The Ghost Mountain Boys - James E. Campbell [84]
The following day Tomlinson and Captain Boice scouted the front, and that evening met with the 126th’s battalion commanders to discuss plans for the next morning’s attack. Their only map was a vague, sub-par, one-inch-to-one-mile sheet, which did not contain descriptions of the terrain ahead, so the advance was going to require a good amount of guesswork. Tomlinson and Boice were certain of one thing, though: The fighting was not going to be easy. Heavy jungle and swamp lay at the junction of the Soputa-Buna and Soputa-Sanananda tracks west of the Girua River, and the Japanese were dug in and waiting.
Chapter 13
A POOR MAN’S WAR
WITH NO SHORTAGE OF bad news coming from the front, MacArthur’s publicity team in Port Moresby was busy creating a message that had almost no basis in reality. The same day the 126th arrived at Soputa, MacArthur’s communiqué read, “Our ground forces have rapidly closed in now and pinned the enemy down on the narrow coastal strip from Buna to Gona. We are fighting on the outskirts of both places.”

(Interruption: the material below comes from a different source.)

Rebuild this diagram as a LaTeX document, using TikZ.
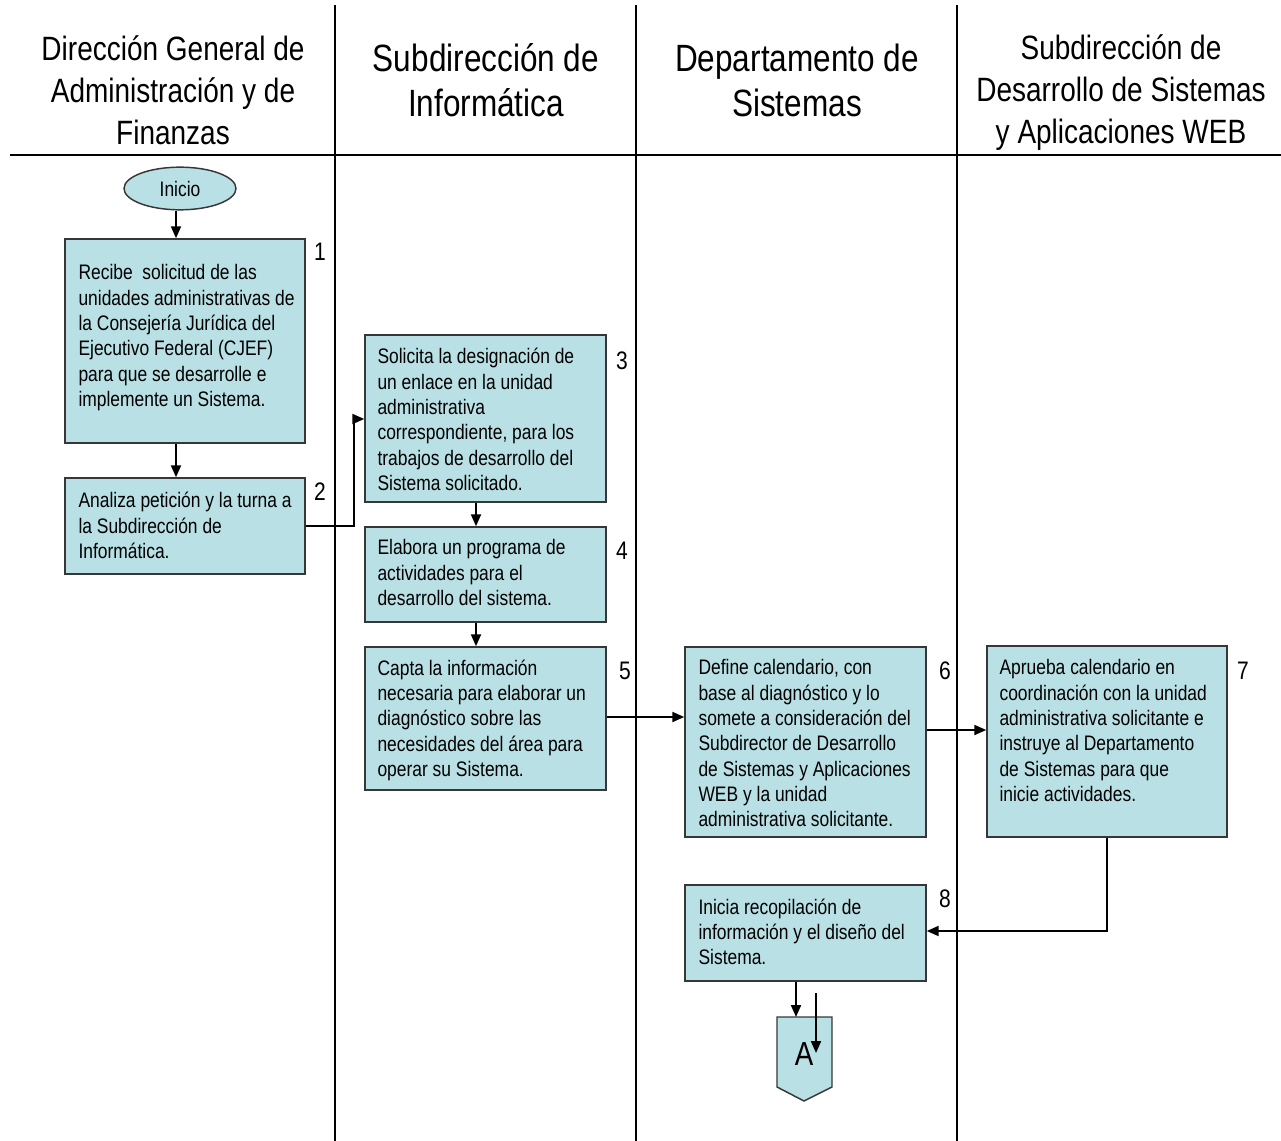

As if convinced by his own PR, MacArthur issued orders calling for a full-scale advance on the Buna-Sanananda-Gona Front early the following morning. “All columns,” he said, were to be “driven through to objectives regardless of losses.” The message that General Harding received from MacArthur read: “Take Buna Today At All Costs. MacArthur.”
Harding could not believe his eyes. His 128th was up against thousands of Japanese troops, blistering fire, log bunkers, and a huge swamp that limited his army’s mobility. His 126th had been stolen from him. He had no artillery and he was dealing with a supply crisis. His luggers and trawlers had been sunk off Hariko, and the Dobodura airstrip was not yet fully functional. He was operating on what he called a “hand-to-mouth, catch-as-catch-can basis.” It was not the way to run a war, much less win it.
As if the terrain was not tough enough, equipment failures made his problems worse. Radios used by mortar platoons to coordinate firing did not work. Because of their short fuses, the few 81 mm mortars that made it to the front had almost no effect on the Japanese bunkers because they blew up on impact. Harding was also to have received a number of tanks, but Murphy’s Law prevailed—when the tanks were loaded onto barges at Oro Bay, the barges sank. Harding had no options but to take the bunkers out “by hand.”
Harding was also deeply concerned about casualties. In just three days of fighting, he had lost sixty-three men, and in one day of fighting alone, a single battalion suffered forty-one killed and wounded. Now MacArthur wanted him to take Buna regardless of the costs. Harding knew that if he followed orders he would be sentencing hundreds of Red Arrow soldiers to a certain death. “I know as well as anybody that you can’t win battles without getting a lot of people hurt,” Harding wrote in his diary. “But I also know…that infantry can’t break through an automatic weapons defense without first knocking out the automatic weapons. Anyone who knows his World War stuff knows that.” What Harding did next was to tell his officers that they were to push the offensive only as long as the progress they made justified the losses. Progress in the jungle, though, was tough to calculate. Was it a hundred feet, two hundred? Harding let his officers be the judges. He would accept the responsibility for defying MacArthur’s orders.